Just before leaving Oakland she wrote "while the chief reason for the flight is my personal desire, . . . I want it to be a throroughgoing check of modern equipment". A far better way of checking the equipment is the quiet activity of Pan American Airways and the large domestic airlines, whose engineers fly thousands of miles a day trying out the same apparatus Miss Earhart uses and recording a mass of data under all sorts of conditions she cannot duplicate. No revolutionary invention will be tested on the hopscotch trip; what aviation may gain are the observations one woman in a large plane can jot down when she is not piloting, navigating, or working the radio. Since Miss Earhart started the flight on every front-page in the country, any accident to the equipment will also be described there, and at one swoop the years of study by the airlanes can be discredited.
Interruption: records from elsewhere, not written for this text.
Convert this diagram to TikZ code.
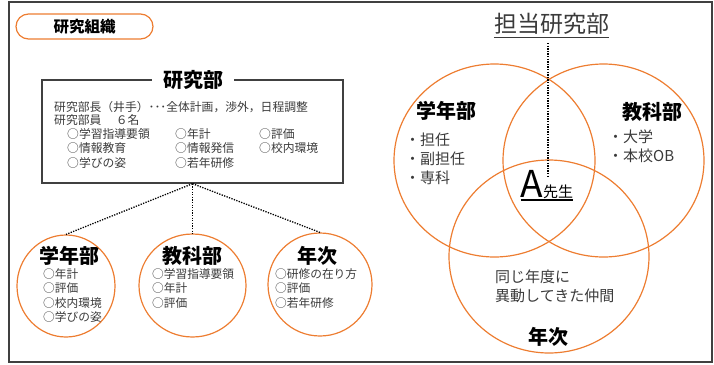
\documentclass[tikz,border=0pt]{standalone}
\usepackage{fontspec}
\setmainfont{Noto Sans CJK JP}
\usetikzlibrary{shapes.geometric}
\definecolor{orng}{HTML}{ED7D31}
\definecolor{dgray}{HTML}{404040}
\definecolor{tgray}{HTML}{3A3A3A}
\newcommand{\fs}[1]{\fontsize{#1}{#1}\selectfont}
\begin{document}
\begin{tikzpicture}[x=1pt,y=-1pt,
  frame/.style={draw=dgray,line width=1.4pt},
  ocirc/.style={ellipse,draw=orng,line width=1.2pt,inner sep=0pt},
  dotline/.style={line width=1.3pt,dash pattern=on 1.3pt off 1.3pt},
  body/.style={anchor=west,inner sep=0pt,text=tgray,font=\fs{11.8}},
  item/.style={anchor=west,inner sep=0pt,text=tgray,font=\fs{11.7}},
  vitem/.style={anchor=west,inner sep=0pt,text=tgray,font=\fs{15}},
  head/.style={inner sep=0pt,font=\fs{20}\bfseries}]
\useasboundingbox (0,0) rectangle (714,364);
\draw[frame] (9,2) rectangle (712,362);
% title pill
\node[draw=orng,line width=1.2pt,rounded corners=12.5pt,minimum width=137pt,minimum height=25pt,font=\fs{15.5}\bfseries] (pill) at (84.5,26.5) {研究組織};
% research box
\node[frame,minimum width=301pt,minimum height=103pt] (rb) at (192.5,131.5) {};
\node[fill=white,inner xsep=11pt,inner ysep=0pt,font=\fs{20}\bfseries] (rbt) at (193,80) {研究部};
\node[body] (l1) at (54,107) {研究部長（井手）･･･全体計画，渉外，日程調整};
\node[body] (l2) at (54,120) {研究部員　 ６名};
\node[body] (a1) at (67,134) {○学習指導要領};
\node[body] (a2) at (175,134) {○年計};
\node[body] (a3) at (259,134) {○評価};
\node[body] (b1) at (67,148) {○情報教育};
\node[body] (b2) at (175,148) {○情報発信};
\node[body] (b3) at (259,148) {○校内環境};
\node[body] (c1t) at (67,163) {○学びの姿};
\node[body] (c2t) at (175,163) {○若年研修};
% small circles
\node[ocirc,minimum width=98pt,minimum height=102pt] (s1) at (66,286) {};
\node[ocirc,minimum width=107pt,minimum height=103pt] (s2) at (192.5,285.5) {};
\node[ocirc,minimum width=104pt,minimum height=103pt] (s3) at (320,284.5) {};
\draw[dotline] (rb.south) -- (s1.north);
\draw[dotline] (rb.south) -- (s2.north);
\draw[dotline] (rb.south) -- (s3.north);
\node[head] (h1) at (69.5,256) {学年部};
\node[item] at (43,274) {○年計};
\node[item] at (43,288) {○評価};
\node[item] at (43,303) {○校内環境};
\node[item] at (43,317) {○学びの姿};
\node[head] (h2) at (192,256) {教科部};
\node[item] at (152,274) {○学習指導要領};
\node[item] at (152,288) {○年計};
\node[item] at (152,303) {○評価};
\node[head] (h3) at (317.5,256) {年次};
\node[item] at (275,274) {○研修の在り方};
\node[item] at (275,288) {○評価};
\node[item] at (275,303) {○若年研修};
% Venn diagram
\node[anchor=base,inner sep=0pt,text=tgray,font=\fs{23}] (tt) at (551.5,32.5) {担当研究部};
\draw[tgray,line width=1pt] ([yshift=-4.5pt]tt.base west) -- ([yshift=-4.5pt]tt.base east);
\node[ocirc,minimum width=201pt,minimum height=193pt] (v1) at (494.5,160.5) {};
\node[ocirc,minimum width=201pt,minimum height=193pt] (v2) at (603.5,160.5) {};
\node[ocirc,minimum width=200pt,minimum height=193pt] (v3) at (549,256.5) {};
\coordinate (dtop) at (548,43);
\coordinate (dbot) at (548,176);
\draw[dotline] (dtop) -- (dbot);
\node[head] at (446,111) {学年部};
\node[vitem] at (405,140) {・担任};
\node[vitem] at (405,158.5) {・副担任};
\node[vitem] at (405,178) {・専科};
\node[head] at (652,112) {教科部};
\node[vitem] at (608,137) {・大学};
\node[vitem] at (608,156) {・本校OB};
\node[anchor=base west,inner sep=0pt] (ta) at (520.5,197) {\fs{37}A\fs{15}先生};
\draw[line width=1.2pt] ([yshift=-3pt]ta.base west) -- ([yshift=-3pt]ta.base east);
\node[vitem] at (495,277) {同じ年度に};
\node[vitem] at (495,296) {異動してきた仲間};
\node[head] at (548.5,337) {年次};
\end{tikzpicture}
\end{document}
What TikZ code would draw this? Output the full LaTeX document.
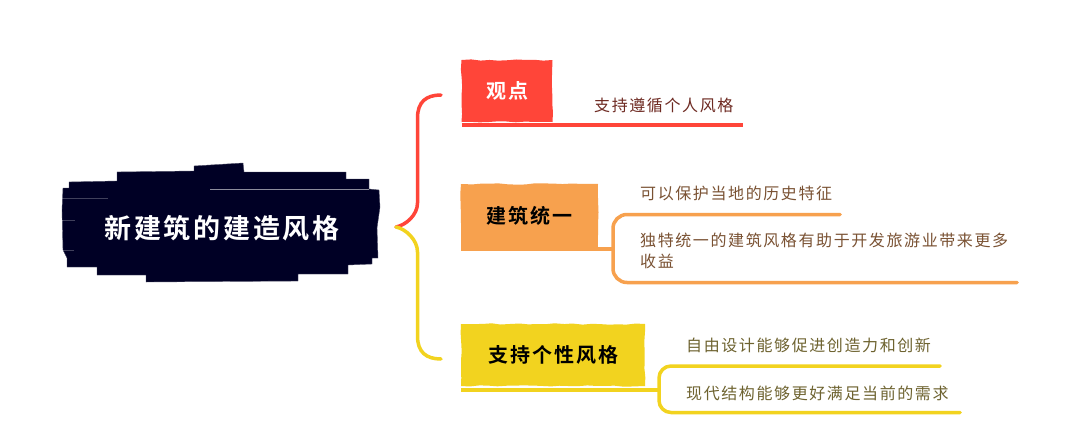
\documentclass[tikz,border=0pt]{standalone}
\usepackage{fontspec}
\usepackage{xcolor}
\usetikzlibrary{decorations.pathmorphing}
\newfontfamily\titlefont[LetterSpace=10]{Noto Sans CJK SC Bold}
\newfontfamily\leaffont[LetterSpace=10]{Noto Sans CJK SC}
\definecolor{navyink}{HTML}{000025}
\definecolor{redink}{HTML}{FF4539}
\definecolor{orangeink}{HTML}{F7A14E}
\definecolor{yellowink}{HTML}{F2D31F}
\definecolor{redtext}{HTML}{6E2A22}
\definecolor{orangetext}{HTML}{7A5233}
\definecolor{yellowtext}{HTML}{6E6330}
\tikzset{
	topicbox/.style={inner sep=0pt,outer sep=0pt,font=\titlefont\fontsize{20}{24}\selectfont,decorate,decoration={random steps,segment length=9pt,amplitude=0.7pt}},
	leaftext/.style={anchor=west,inner sep=0pt,font=\leaffont\fontsize{16}{21}\selectfont,align=left},
	branchline/.style={line width=3.5pt,line cap=round,rounded corners=#1},
	branchline/.default=16pt
}
\begin{document}
\begin{tikzpicture}[x=1pt,y=-1pt]
	\pgfmathsetseed{7}
	\useasboundingbox[fill=white] (0,0) rectangle (1080,434);
	%central topic
	\fill[navyink,draw=navyink!70!white,line width=0.4pt] (194,166) -- (243,163) -- (244,172) -- (346,172) -- (346,179) -- (369,179) -- (369,189) -- (379,190) -- (380,207) -- (377,228) -- (378,258) -- (372,258) -- (372,264) -- (348,265) -- (348,274) -- (298,274) -- (298,281) -- (146,282) -- (146,275) -- (97,275) -- (97,267) -- (67,267) -- (67,258) -- (63,250) -- (62,210) -- (63,188) -- (69,188) -- (69,182) -- (117,181) -- (117,172) -- (194,171) -- cycle;
	\draw[white,opacity=0.55,line width=0.7pt] (210,189) -- (369,189);
	\draw[white,opacity=0.25,line width=0.5pt] (63,198) -- (108,198);
	\draw[white,opacity=0.25,line width=0.5pt] (62,220) -- (75,220);
	\draw[white,opacity=0.25,line width=0.5pt] (63,250) -- (74,250);
	\node (CT_root) at (222,228) [inner sep=0pt,text=white,font=\titlefont\fontsize{27}{30}\selectfont] {新建筑的建造风格};
	\coordinate (CT_fork) at (396,227);
	
	%first topic
	\node (TP_view) at (507,91) [topicbox,fill=redink,text=white,minimum width=91pt,minimum height=62pt] {观点};
	\node (LF_view) at (594,105) [leaftext,text=redtext] {支持遵循个人风格};
	\coordinate (LF_view_end) at (743,125);
	\coordinate (TP_view_in) at (441,95);
	\draw[branchline=0pt,redink] (CT_fork) .. controls (406,225) and (417.5,215) .. (417.5,203) -- (417.5,118) .. controls (417.5,102) and (426,95) .. (TP_view_in);
	\draw[redink,line width=3.2pt] (TP_view.south west |- LF_view_end) -- (LF_view_end);
	
	%second topic
	\node (TP_unity) at (529.5,216) [topicbox,fill=orangeink,text=black,minimum width=137pt,minimum height=64pt] {建筑统一};
	\node (LF_unity1) at (640,193) [leaftext,text=orangetext] {可以保护当地的历史特征};
	\node (LF_unity2) at (640,251) [leaftext,text=orangetext] {独特统一的建筑风格有助于开发旅游业带来更多\\收益};
	\coordinate (TP_unity_foot) at (461,249);
	\coordinate (LF_unity_fork) at (613,249);
	\coordinate (LF_unity1_end) at (840,214.5);
	\coordinate (LF_unity2_end) at (1017,282.5);
	\draw[orangeink,line width=3.2pt] (TP_unity_foot) -- (LF_unity_fork);
	\draw[branchline=14pt,orangeink] (LF_unity1_end) -- (LF_unity_fork |- LF_unity1_end) -- (LF_unity_fork |- LF_unity2_end) -- (LF_unity2_end);
	
	%third topic
	\node (TP_style) at (553,355) [topicbox,fill=yellowink,text=black,minimum width=184pt,minimum height=62pt] {支持个性风格};
	\node (LF_style1) at (686,345) [leaftext,text=yellowtext] {自由设计能够促进创造力和创新};
	\node (LF_style2) at (686,393) [leaftext,text=yellowtext] {现代结构能够更好满足当前的需求};
	\coordinate (TP_style_foot) at (461,390);
	\coordinate (LF_style_fork) at (659,390);
	\coordinate (LF_style1_end) at (940,366);
	\coordinate (LF_style2_end) at (960,412.5);
	\coordinate (TP_style_in) at (441,359);
	\draw[branchline=0pt,yellowink] (CT_fork) .. controls (406,229) and (417.5,240) .. (417.5,252) -- (417.5,336) .. controls (417.5,352) and (426,359) .. (TP_style_in);
	\draw[yellowink,line width=3.2pt] (TP_style_foot) -- (LF_style_fork);
	\draw[branchline=12pt,yellowink] (LF_style1_end) -- (LF_style_fork |- LF_style1_end) -- (LF_style_fork |- LF_style2_end) -- (LF_style2_end);
\end{tikzpicture}
\end{document}
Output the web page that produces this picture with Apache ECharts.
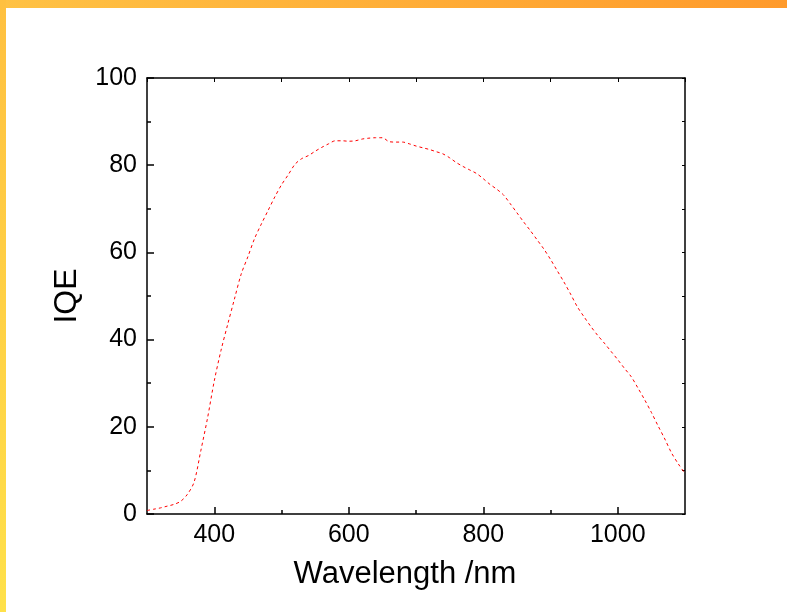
<!DOCTYPE html>
<html>
<head>
<meta charset="utf-8">
<title>IQE</title>
<script type="text/javascript" src="https://cdn.jsdelivr.net/npm/echarts@6/dist/echarts.min.js"></script>
<style>
  html, body { margin: 0; padding: 0; background: #fff; }
  #chart { width: 787px; height: 612px; }
</style>
</head>
<body>
<div id="chart"></div>
<script type="text/javascript">
// wavelength (nm) and internal quantum efficiency (%)
var wavelength = [
  300, 310, 320, 330, 340, 350, 360, 370, 380, 390,
  400, 410, 420, 430, 440, 450, 460, 470, 480, 490,
  500, 510, 520, 530, 540, 550, 560, 570, 580, 590,
  600, 610, 620, 630, 640, 650, 660, 670, 680, 690,
  700, 710, 720, 730, 740, 750, 760, 770, 780, 790,
  800, 810, 820, 830, 840, 850, 860, 870, 880, 890,
  900, 910, 920, 930, 940, 950, 960, 970, 980, 990,
  1000, 1010, 1020, 1030, 1040, 1050, 1060, 1070, 1080, 1090,
  1100
];
var iqe = [
  0.8, 1.1, 1.4, 1.8, 2.2, 2.9, 4.5, 7.3, 14.5, 22.0,
  30.5, 37.5, 43.5, 49.3, 55.0, 59.0, 63.2, 66.5, 69.6, 72.7,
  75.5, 77.8, 80.2, 81.5, 82.2, 83.2, 84.1, 84.9, 85.6, 85.6,
  85.5, 85.6, 86.0, 86.2, 86.3, 86.3, 85.4, 85.3, 85.3, 84.9,
  84.4, 84.0, 83.6, 83.1, 82.6, 81.7, 80.6, 79.7, 78.9, 78.1,
  76.9, 75.6, 74.5, 73.2, 71.2, 69.1, 67.0, 65.0, 62.9, 60.8,
  58.4, 55.8, 53.2, 50.4, 47.5, 45.2, 43.0, 41.0, 39.2, 37.3,
  35.4, 33.4, 31.5, 28.9, 26.2, 23.3, 20.2, 17.2, 14.0, 11.5,
  9.3
];
var xMajorTicks = [400, 600, 800, 1000];
var xMinorTicks = [500, 700, 900];

var chart = echarts.init(document.getElementById('chart'));
var font = 'Liberation Sans, Arial, sans-serif';
var axisLine = { show: true, lineStyle: { color: '#000', width: 1.5 } };

var option = {
  animation: false,
  backgroundColor: '#fff',
  graphic: [
    {
      type: 'rect', left: 0, top: 0, z: 100,
      shape: { width: 787, height: 8 },
      style: { fill: new echarts.graphic.LinearGradient(0, 0, 1, 0, [
        { offset: 0, color: '#ffc244' }, { offset: 1, color: '#ff9a2b' }]) }
    },
    {
      type: 'rect', left: 0, top: 0, z: 100,
      shape: { width: 6, height: 612 },
      style: { fill: new echarts.graphic.LinearGradient(0, 0, 0, 1, [
        { offset: 0, color: '#ffc040' }, { offset: 1, color: '#ffe14a' }]) }
    }
  ],
  grid: { left: 147, right: 102, top: 78, bottom: 98 },
  xAxis: [
    {
      type: 'value', min: 300, max: 1100, position: 'bottom',
      name: 'Wavelength /nm', nameLocation: 'middle', nameGap: 45,
      nameTextStyle: { fontFamily: font, fontSize: 31, color: '#000', padding: [0, 22, 0, 0] },
      axisLine: axisLine,
      axisTick: { show: true, inside: true, length: 7, customValues: xMajorTicks,
        lineStyle: { color: '#000', width: 1.5 } },
      axisLabel: { customValues: xMajorTicks, margin: 9, fontFamily: font, fontSize: 25, color: '#000',
        formatter: function (v) { return String(v); } },
      splitLine: { show: false }
    },
    {
      type: 'value', min: 300, max: 1100, position: 'bottom', gridIndex: 0,
      axisLine: { show: false },
      axisTick: { show: true, inside: true, length: 4, customValues: xMinorTicks,
        lineStyle: { color: '#000', width: 1.5 } },
      axisLabel: { show: false },
      splitLine: { show: false }
    },
    {
      type: 'value', min: 300, max: 1100, interval: 100, position: 'top',
      axisLine: axisLine,
      axisTick: { show: true, inside: true, length: 4, lineStyle: { color: '#000', width: 1 } },
      axisLabel: { show: false },
      splitLine: { show: false }
    }
  ],
  yAxis: [
    {
      type: 'value', min: 0, max: 100, interval: 20, position: 'left',
      name: 'IQE', nameLocation: 'middle', nameGap: 64,
      nameTextStyle: { fontFamily: font, fontSize: 32, color: '#000' },
      axisLine: axisLine,
      axisTick: { show: true, inside: true, length: 7, lineStyle: { color: '#000', width: 1.5 } },
      minorTick: { show: true, splitNumber: 2, length: 4, lineStyle: { color: '#000', width: 1.5 } },
      axisLabel: { margin: 10, fontFamily: font, fontSize: 25, color: '#000' },
      splitLine: { show: false }
    },
    {
      type: 'value', min: 0, max: 100, interval: 10, position: 'right',
      axisLine: axisLine,
      axisTick: { show: true, inside: true, length: 3, lineStyle: { color: '#000', width: 1 } },
      axisLabel: { show: false },
      splitLine: { show: false }
    }
  ],
  series: [
    {
      type: 'line',
      xAxisIndex: 0, yAxisIndex: 0,
      data: wavelength.map(function (w, i) { return [w, iqe[i]]; }),
      smooth: 0.3,
      showSymbol: false,
      lineStyle: { color: '#ff0000', width: 1, type: [3, 3] }
    }
  ]
};
chart.setOption(option);
</script>
</body>
</html>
Even more useless than her stunt is the New York-to-Paris Derby fostered by the French government as a memorial to Lindberg's flight ten years ago this May. So many organizations and individuals have pointed out how little the race would do for publicity and good-will if some of the fliers were killed that the plans have been changed. Though the entrants are no longer expected to start simultaneously and on the same date that Lindbergh flew, no matter what the weather, the Derby is still dangerous and futile. Lindbergh himself would probably prefer the prize money to be spent on developing safety aids. Aviation is young, but already ghosts from its past, flying fossils, seem to be cluttering the skies.